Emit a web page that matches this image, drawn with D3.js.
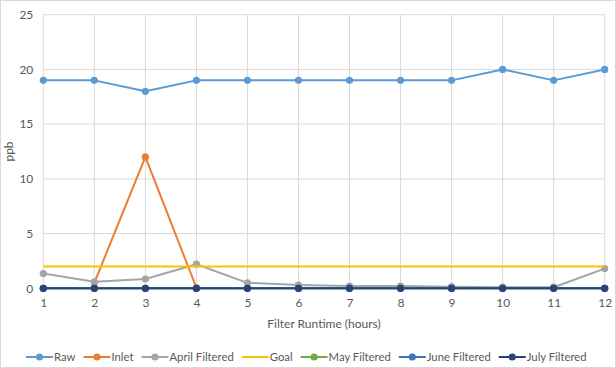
<!DOCTYPE html>
<html><head><meta charset="utf-8">
<script src="https://cdn.jsdelivr.net/npm/d3@7"></script>
<style>body{margin:0;background:#fff}svg{display:block;font-family:Lato,"Open Sans",sans-serif}</style>
</head><body><svg id="c" width="616" height="368"></svg>
<script>
const hours = [1,2,3,4,5,6,7,8,9,10,11,12];
const yTicks = [0,5,10,15,20,25];
const raw = [19,19,18,19,19,19,19,19,19,20,19,20];
const inlet = [null,0.5,12,0.05,null,null,null,null,null,null,null,null];
const aprilFiltered = [1.35,0.6,0.85,2.2,0.5,0.3,0.2,0.2,0.15,0.1,0.1,1.8];
const goal = [2,2,2,2,2,2,2,2,2,2,2,2];
const mayFiltered = [0,0,0,0,0,0,0,0,0,0,0,0];
const juneFiltered = [0,0,0,0,0,0,0,0,0,0,0,0];
const julyFiltered = [0,0,0,0,0,0,0,0,0,0,0,0];
const seriesNames = ["Raw","Inlet","April Filtered","Goal","May Filtered","June Filtered","July Filtered"];
const seriesValues = [raw,inlet,aprilFiltered,goal,mayFiltered,juneFiltered,julyFiltered];
const seriesColors = ["#5B9BD5","#ED7D31","#A5A5A5","#FFC000","#70AD47","#4472C4","#264478"];
const seriesMarkers = [true,true,true,false,true,true,true];

const svg = d3.select("#c");
svg.append("rect").attr("x",0.5).attr("y",0.5).attr("width",615).attr("height",367)
  .attr("fill","#fff").attr("stroke","#d9d9d9");
const x = d3.scaleLinear().domain([1,12]).range([43.3,604.7]);
const y = d3.scaleLinear().domain([0,25]).range([288.3,14.7]);

// grid
const g = svg.append("g");
g.selectAll(".hg").data(yTicks).join("line")
  .attr("x1",x(1)).attr("x2",x(12)).attr("y1",d=>y(d)).attr("y2",d=>y(d))
  .attr("stroke","#d9d9d9").attr("stroke-width",1);
g.selectAll(".vg").data(hours).join("line")
  .attr("x1",d=>x(d)).attr("x2",d=>x(d)).attr("y1",y(0)).attr("y2",y(25))
  .attr("stroke","#d9d9d9").attr("stroke-width",1);

// axes
const yAxis = svg.append("g").attr("transform",`translate(${x(1)},0)`)
  .call(d3.axisLeft(y).tickValues(yTicks).tickSize(0).tickPadding(10));
yAxis.select(".domain").remove();
yAxis.selectAll("text").attr("font-size",12).attr("fill","#595959").attr("font-family","Lato");
const xAxis = svg.append("g").attr("transform",`translate(0,${y(0)})`)
  .call(d3.axisBottom(x).tickValues(hours).tickFormat(d3.format("d")).tickSize(0).tickPadding(10));
xAxis.select(".domain").remove();
xAxis.selectAll("text").attr("font-size",12).attr("fill","#595959").attr("font-family","Lato");

svg.append("text").attr("x",324).attr("y",328).attr("text-anchor","middle")
  .attr("font-size",12).attr("fill","#595959").text("Filter Runtime (hours)");
svg.append("text").attr("transform",`translate(13,${(y(0)+y(25))/2}) rotate(-90)`)
  .attr("text-anchor","middle").attr("font-size",12).attr("fill","#595959").text("ppb");

// series
const line = d3.line().defined(d=>d.v!=null).x(d=>x(d.h)).y(d=>y(d.v));
seriesValues.forEach((vals,i)=>{
  const pts = vals.map((v,j)=>({h:hours[j],v}));
  svg.append("path").datum(pts).attr("d",line).attr("fill","none")
    .attr("stroke",seriesColors[i]).attr("stroke-width",2).attr("stroke-linejoin","round");
  if(seriesMarkers[i]){
    svg.append("g").selectAll("circle").data(pts.filter(d=>d.v!=null)).join("circle")
      .attr("cx",d=>x(d.h)).attr("cy",d=>y(d.v)).attr("r",3.6).attr("fill",seriesColors[i]);
  }
});

// legend
const lg = svg.append("g").attr("transform","translate(0,357)");
let cx = 26;
seriesNames.forEach((n,i)=>{
  const it = lg.append("g").attr("transform",`translate(${cx},0)`);
  it.append("line").attr("x1",0).attr("x2",27).attr("y1",0).attr("y2",0)
    .attr("stroke",seriesColors[i]).attr("stroke-width",2);
  if(seriesMarkers[i]) it.append("circle").attr("cx",13.5).attr("cy",0).attr("r",3.6).attr("fill",seriesColors[i]);
  const t = it.append("text").attr("x",28).attr("y",4).attr("font-size",11.3).attr("fill","#595959").text(n);
  cx += 28 + t.node().getComputedTextLength() + 8;
});
</script></body></html>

⁂

Direction: Extract the full listing above verbatim; pictures are to be left out of the copy.

Written response:
Emit a web page that matches this image, drawn with D3.js.
<!DOCTYPE html>
<html><head><meta charset="utf-8">
<script src="https://cdn.jsdelivr.net/npm/d3@7"></script>
<style>body{margin:0;background:#fff}svg{display:block;font-family:Lato,"Open Sans",sans-serif}</style>
</head><body><svg id="c" width="616" height="368"></svg>
<script>
const hours = [1,2,3,4,5,6,7,8,9,10,11,12];
const yTicks = [0,5,10,15,20,25];
const raw = [19,19,18,19,19,19,19,19,19,20,19,20];
const inlet = [null,0.5,12,0.05,null,null,null,null,null,null,null,null];
const aprilFiltered = [1.35,0.6,0.85,2.2,0.5,0.3,0.2,0.2,0.15,0.1,0.1,1.8];
const goal = [2,2,2,2,2,2,2,2,2,2,2,2];
const mayFiltered = [0,0,0,0,0,0,0,0,0,0,0,0];
const juneFiltered = [0,0,0,0,0,0,0,0,0,0,0,0];
const julyFiltered = [0,0,0,0,0,0,0,0,0,0,0,0];
const seriesNames = ["Raw","Inlet","April Filtered","Goal","May Filtered","June Filtered","July Filtered"];
const seriesValues = [raw,inlet,aprilFiltered,goal,mayFiltered,juneFiltered,julyFiltered];
const seriesColors = ["#5B9BD5","#ED7D31","#A5A5A5","#FFC000","#70AD47","#4472C4","#264478"];
const seriesMarkers = [true,true,true,false,true,true,true];

const svg = d3.select("#c");
svg.append("rect").attr("x",0.5).attr("y",0.5).attr("width",615).attr("height",367)
  .attr("fill","#fff").attr("stroke","#d9d9d9");
const x = d3.scaleLinear().domain([1,12]).range([43.3,604.7]);
const y = d3.scaleLinear().domain([0,25]).range([288.3,14.7]);

// grid
const g = svg.append("g");
g.selectAll(".hg").data(yTicks).join("line")
  .attr("x1",x(1)).attr("x2",x(12)).attr("y1",d=>y(d)).attr("y2",d=>y(d))
  .attr("stroke","#d9d9d9").attr("stroke-width",1);
g.selectAll(".vg").data(hours).join("line")
  .attr("x1",d=>x(d)).attr("x2",d=>x(d)).attr("y1",y(0)).attr("y2",y(25))
  .attr("stroke","#d9d9d9").attr("stroke-width",1);

// axes
const yAxis = svg.append("g").attr("transform",`translate(${x(1)},0)`)
  .call(d3.axisLeft(y).tickValues(yTicks).tickSize(0).tickPadding(10));
yAxis.select(".domain").remove();
yAxis.selectAll("text").attr("font-size",12).attr("fill","#595959").attr("font-family","Lato");
const xAxis = svg.append("g").attr("transform",`translate(0,${y(0)})`)
  .call(d3.axisBottom(x).tickValues(hours).tickFormat(d3.format("d")).tickSize(0).tickPadding(10));
xAxis.select(".domain").remove();
xAxis.selectAll("text").attr("font-size",12).attr("fill","#595959").attr("font-family","Lato");

svg.append("text").attr("x",324).attr("y",328).attr("text-anchor","middle")
  .attr("font-size",12).attr("fill","#595959").text("Filter Runtime (hours)");
svg.append("text").attr("transform",`translate(13,${(y(0)+y(25))/2}) rotate(-90)`)
  .attr("text-anchor","middle").attr("font-size",12).attr("fill","#595959").text("ppb");

// series
const line = d3.line().defined(d=>d.v!=null).x(d=>x(d.h)).y(d=>y(d.v));
seriesValues.forEach((vals,i)=>{
  const pts = vals.map((v,j)=>({h:hours[j],v}));
  svg.append("path").datum(pts).attr("d",line).attr("fill","none")
    .attr("stroke",seriesColors[i]).attr("stroke-width",2).attr("stroke-linejoin","round");
  if(seriesMarkers[i]){
    svg.append("g").selectAll("circle").data(pts.filter(d=>d.v!=null)).join("circle")
      .attr("cx",d=>x(d.h)).attr("cy",d=>y(d.v)).attr("r",3.6).attr("fill",seriesColors[i]);
  }
});

// legend
const lg = svg.append("g").attr("transform","translate(0,357)");
let cx = 26;
seriesNames.forEach((n,i)=>{
  const it = lg.append("g").attr("transform",`translate(${cx},0)`);
  it.append("line").attr("x1",0).attr("x2",27).attr("y1",0).attr("y2",0)
    .attr("stroke",seriesColors[i]).attr("stroke-width",2);
  if(seriesMarkers[i]) it.append("circle").attr("cx",13.5).attr("cy",0).attr("r",3.6).attr("fill",seriesColors[i]);
  const t = it.append("text").attr("x",28).attr("y",4).attr("font-size",11.3).attr("fill","#595959").text(n);
  cx += 28 + t.node().getComputedTextLength() + 8;
});
</script></body></html>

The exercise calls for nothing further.